There are only so many high-paying career choices available, and the growing income disparity and diminishing middle class makes it harder than ever to maintain a lifestyle on an entry-level salary. Living on minimum wage is impossible, and many entry-level jobs pay less than twice the level of minimum wage — still barely enough to maintain an average person’s lifestyle.
It’s not that developing a career is impossible in a struggling economy. It does take time, however, and more and more young adults are finding it difficult to balance collegiate and consumer debt with low-paying entry-level jobs and high cost of living. For these graduates, they are often faced with a choice between doing what it takes to make ends meet on their own or living with their parents until they can weather the economic storm.
The Age of Entitlement
Of course, not all young people are returning to their old bedrooms. Many have chosen other ways to combat the economy, such as simplifying their lifestyles, living with roommates or working relentlessly toward a career. What makes the difference between enterprising and successful young adults and those who lack ambition? According to some, entitlement may be the answer.
Researchers suggest that Generation Y has an inflated sense of self-esteem that clashes unpleasantly with the harsh realities of the modern world. Kids grow up believing that they’re special, talented and can be anything they want to be, and when that doesn’t always pan out, they easily fall into chronic disappointment and despair. In essence, the idea seems to be that if they cannot have exactly what they want, there is little point in trying; rather than working relentlessly toward their goals, these entitled youngsters simply give up.
Can this harsh assessment be the only explanation?
While many 20-somethings can be classified as lazy and entitled, many others are eager to live independently but simply lack the know-how to survive on their own. Balancing entry-level pay with high cost of living and substantial debt is a challenge that many young people are not equipped to face.
Fortunately, financial responsibility is a skill that can be learned, and young people can adapt to the difficulties posed by the economy; one day, when the economy stabilizes or they break into a more stable career, these same frugal choices can lay the groundwork for a long-term, financially healthy lifestyle.

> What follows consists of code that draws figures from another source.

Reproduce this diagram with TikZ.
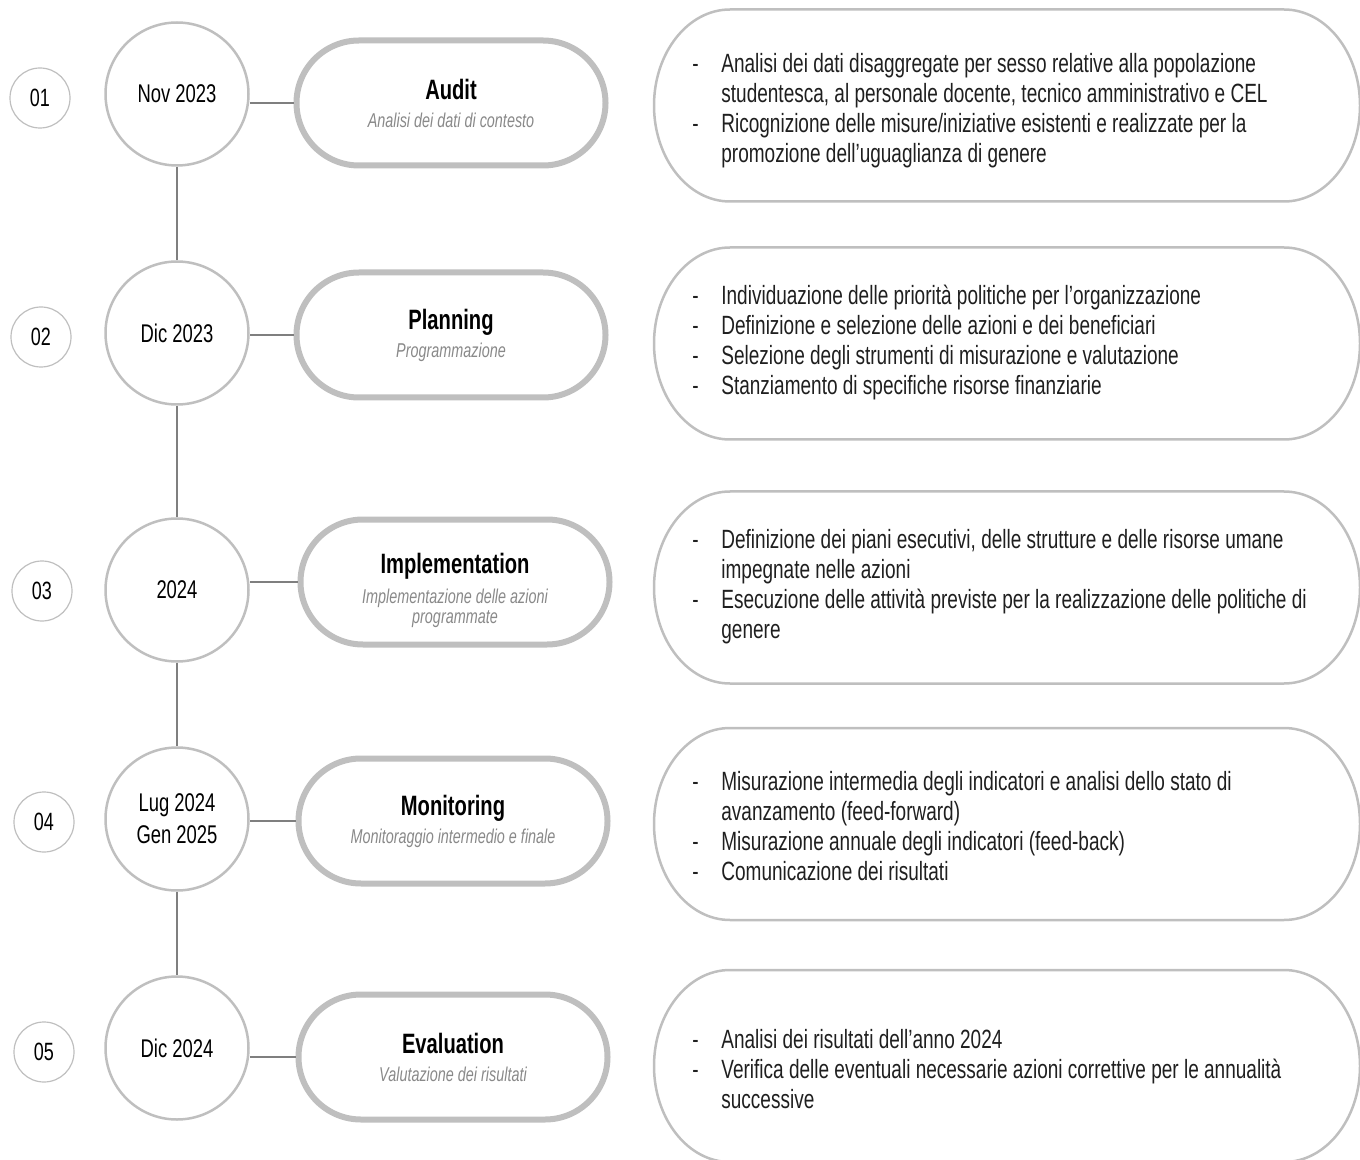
\documentclass[tikz,border=0pt]{standalone}
\usepackage{fontspec}
\setmainfont{Liberation Sans}[FakeStretch=0.72]
\usetikzlibrary{shapes.misc}

\definecolor{ringgray}{HTML}{BFBFBF}
\definecolor{linegray}{HTML}{7F7F7F}
\definecolor{subgray}{HTML}{898989}
\definecolor{bodytext}{HTML}{1F1F1F}

\newcommand{\itemdash}{\makebox[14.5pt][l]{-}}
\newcommand{\itemgap}{\hspace*{14.5pt}}
\newcommand{\phasetitle}[1]{{\fontsize{14}{16}\selectfont\bfseries #1}}

\begin{document}
\begin{tikzpicture}[x=0.5pt,y=-0.5pt,
  numc/.style={circle,draw=ringgray,line width=0.6pt,minimum size=30pt,inner sep=0pt,
    font=\fontsize{12.5}{14}\selectfont},
  datec/.style={circle,draw=ringgray,line width=1.25pt,minimum size=71.5pt,inner sep=0pt,
    align=center,font=\fontsize{12.8}{16}\selectfont},
  pill/.style={rounded rectangle,draw=ringgray,line width=3pt,minimum width=154.5pt,
    minimum height=62.5pt,inner sep=0pt,align=center,font=\fontsize{10}{14}\selectfont},
  conn/.style={draw=linegray,line width=1.25pt},
  bubble/.style={draw=ringgray,line width=1.25pt},
  bodytxt/.style={anchor=west,align=left,inner sep=0pt,text=bodytext,
    font=\fontsize{13.2}{15}\selectfont}]
  \useasboundingbox (0,0) rectangle (1360,1160);

  % step numbers
  \node[numc] (n1) at (40,98) {01};
  \node[numc] (n2) at (41,337) {02};
  \node[numc] (n3) at (42,591) {03};
  \node[numc] (n4) at (44,822) {04};
  \node[numc] (n5) at (44,1052) {05};

  % dates
  \node[datec] (d1) at (177,94) {Nov 2023};
  \node[datec] (d2) at (177,333) {Dic 2023};
  \node[datec] (d3) at (177,590) {2024};
  \node[datec] (d4) at (177,819) {Lug 2024\\Gen 2025};
  \node[datec] (d5) at (177,1048) {Dic 2024};

  % phases
  \node[pill] (p1) at (451,103) {\phasetitle{Audit}\\
    {\color{subgray}\itshape Analisi dei dati di contesto}};
  \node[pill] (p2) at (451,335) {\phasetitle{Planning}\\
    {\color{subgray}\itshape Programmazione}};
  \node[pill] (p3) at (455,582) {\rule{0pt}{19pt}\phasetitle{Implementation}\\[1pt]
    {\color{subgray}\itshape Implementazione delle azioni}\\[-4pt]
    {\color{subgray}\itshape programmate}};
  \node[pill] (p4) at (453,821) {\phasetitle{Monitoring}\\
    {\color{subgray}\itshape Monitoraggio intermedio e finale}};
  \node[pill] (p5) at (453,1057) {\phasetitle{Evaluation}\\
    {\color{subgray}\itshape Valutazione dei risultati}};

  % timeline
  \draw[conn] (d1) -- (d2);
  \draw[conn] (d2) -- (d3);
  \draw[conn] (d3) -- (d4);
  \draw[conn] (d4) -- (d5);
  \draw[conn] (p1.west) -- (p1.west -| d1.east);
  \draw[conn] (p2.west) -- (p2.west -| d2.east);
  \draw[conn] (p3.west) -- (p3.west -| d3.east);
  \draw[conn] (p4.west) -- (p4.west -| d4.east);
  \draw[conn] (p5.west) -- (p5.west -| d5.east);

  % activity bubbles
  \draw[bubble] (730,9.5) -- (1284,9.5)
    arc[start angle=90,end angle=-90,x radius=38pt,y radius=48pt] -- (730,201.5)
    arc[start angle=270,end angle=90,x radius=38pt,y radius=48pt] -- cycle;
  \draw[bubble] (730,247.5) -- (1284,247.5)
    arc[start angle=90,end angle=-90,x radius=38pt,y radius=48pt] -- (730,439.5)
    arc[start angle=270,end angle=90,x radius=38pt,y radius=48pt] -- cycle;
  \draw[bubble] (730,491.5) -- (1284,491.5)
    arc[start angle=90,end angle=-90,x radius=38pt,y radius=48pt] -- (730,683.5)
    arc[start angle=270,end angle=90,x radius=38pt,y radius=48pt] -- cycle;
  \draw[bubble] (730,728) -- (1284,728)
    arc[start angle=90,end angle=-90,x radius=38pt,y radius=48pt] -- (730,920)
    arc[start angle=270,end angle=90,x radius=38pt,y radius=48pt] -- cycle;
  \draw[bubble] (730,970) -- (1284,970)
    arc[start angle=90,end angle=-90,x radius=38pt,y radius=48pt] -- (730,1162)
    arc[start angle=270,end angle=90,x radius=38pt,y radius=48pt] -- cycle;

  \node[bodytxt] (t1) at (692,111) {%
    \itemdash Analisi dei dati disaggregate per sesso relative alla popolazione\\
    \itemgap studentesca, al personale docente, tecnico amministrativo e CEL\\
    \itemdash Ricognizione delle misure/iniziative esistenti e realizzate per la\\
    \itemgap promozione dell’uguaglianza di genere};
  \node[bodytxt] (t2) at (692,343) {%
    \itemdash Individuazione delle priorità politiche per l’organizzazione\\
    \itemdash Definizione e selezione delle azioni e dei beneficiari\\
    \itemdash Selezione degli strumenti di misurazione e valutazione\\
    \itemdash Stanziamento di specifiche risorse finanziarie};
  \node[bodytxt] (t3) at (692,587) {%
    \itemdash Definizione dei piani esecutivi, delle strutture e delle risorse umane\\
    \itemgap impegnate nelle azioni\\
    \itemdash Esecuzione delle attività previste per la realizzazione delle politiche di\\
    \itemgap genere};
  \node[bodytxt] (t4) at (692,826) {%
    \itemdash Misurazione intermedia degli indicatori e analisi dello stato di\\
    \itemgap avanzamento (feed-forward)\\
    \itemdash Misurazione annuale degli indicatori (feed-back)\\
    \itemdash Comunicazione dei risultati};
  \node[bodytxt] (t5) at (692,1069) {%
    \itemdash Analisi dei risultati dell’anno 2024\\
    \itemdash Verifica delle eventuali necessarie azioni correttive per le annualità\\
    \itemgap successive};
\end{tikzpicture}
\end{document}
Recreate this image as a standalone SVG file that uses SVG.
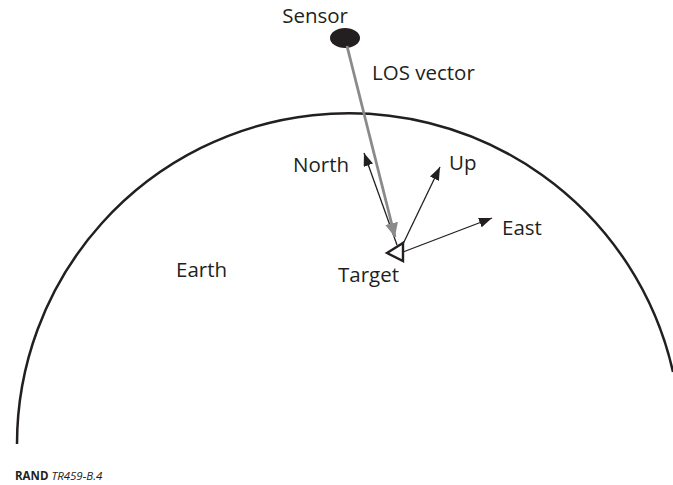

The Role of Economic Responsibility
The other side of the boomerang generation is a population of young people who have embraced frugality as a lifestyle. Rather than become overwhelmed by the challenge of today’s economy, they’ve chosen to pare down their lifestyles to the bare essentials. This allows them to live independently while pursuing the career that they want; rather than pursuing high-paying jobs as a way to maintain their comfortable lifestyles, they’ve chosen to reduce their living expenses.
You don’t have to subscribe to the full philosophy of voluntary simplicity to benefit from its teachings. At its core, the movement relies on the same smart money choices as any other type of responsible personal finance. Teaching these lessons to our children while still young and instilling them with these values may help empower them to become independent as they grow older, regardless of the state of the economy.
There are several habits that financially successful young people share:
— Spending in cash and avoiding all consumer debt
— Buying used goods and making things rather than buying them
— Creating and sticking to budgets
— Putting aside money first and never touching savings except in true emergencies
— Holding second jobs or lucrative hobbies for extra income
Parents can help prepare their children for independent life by teaching them financial principles at an early age. The sooner a person learns about budgeting and maintaining credit, the more easily they can begin building a lifestyle of frugality until long-term career goals can be met. Even after a successful career has been established, they may find that they prefer the simpler lifestyle and continue living simply while padding their savings accounts.
Coming Home: Good for the Family?
There’s a flip side to the debate about adult children returning home. Depending on the situation, moving back in with mom and dad can actually be the wisest choice a person can make. The majority of people living at home with their parents continue to work full-time or part-time jobs, allowing them to pool their resources with other family members. This increases the overall income of the household and helps reduce stress on any individual family member.
Living back home also enables a young person to reduce their expenses and focus on saving money. Rather than struggling to make ends met, they can put money aside in savings accounts or investments and begin growing a nest egg. Considering the high cost of living throughout the nation, a substantial amount of money can be saved if the individual does not have to foot the entire cost alone.
Of course, using this interim as an opportunity to grow wealth and build a financial groundwork is only effective if the individual is committed to saving money. People who use their parents as a safety net with no greater financial goal in mind are doomed to never launch away from home; those who use it as a carefully-calculated stepping-stone to a more successful life are much more likely to launch successfully and stay independent.
Whether embracing a simplified lifestyle or using the time spent at home to build a savings account, it’s imperative to begin with good financial sense. Only people who understand how to live within their means can achieve true financial independence, and laying down the groundwork for this at a young age can help reduce the long-term damage of bad financial choices no matter the state of the economy.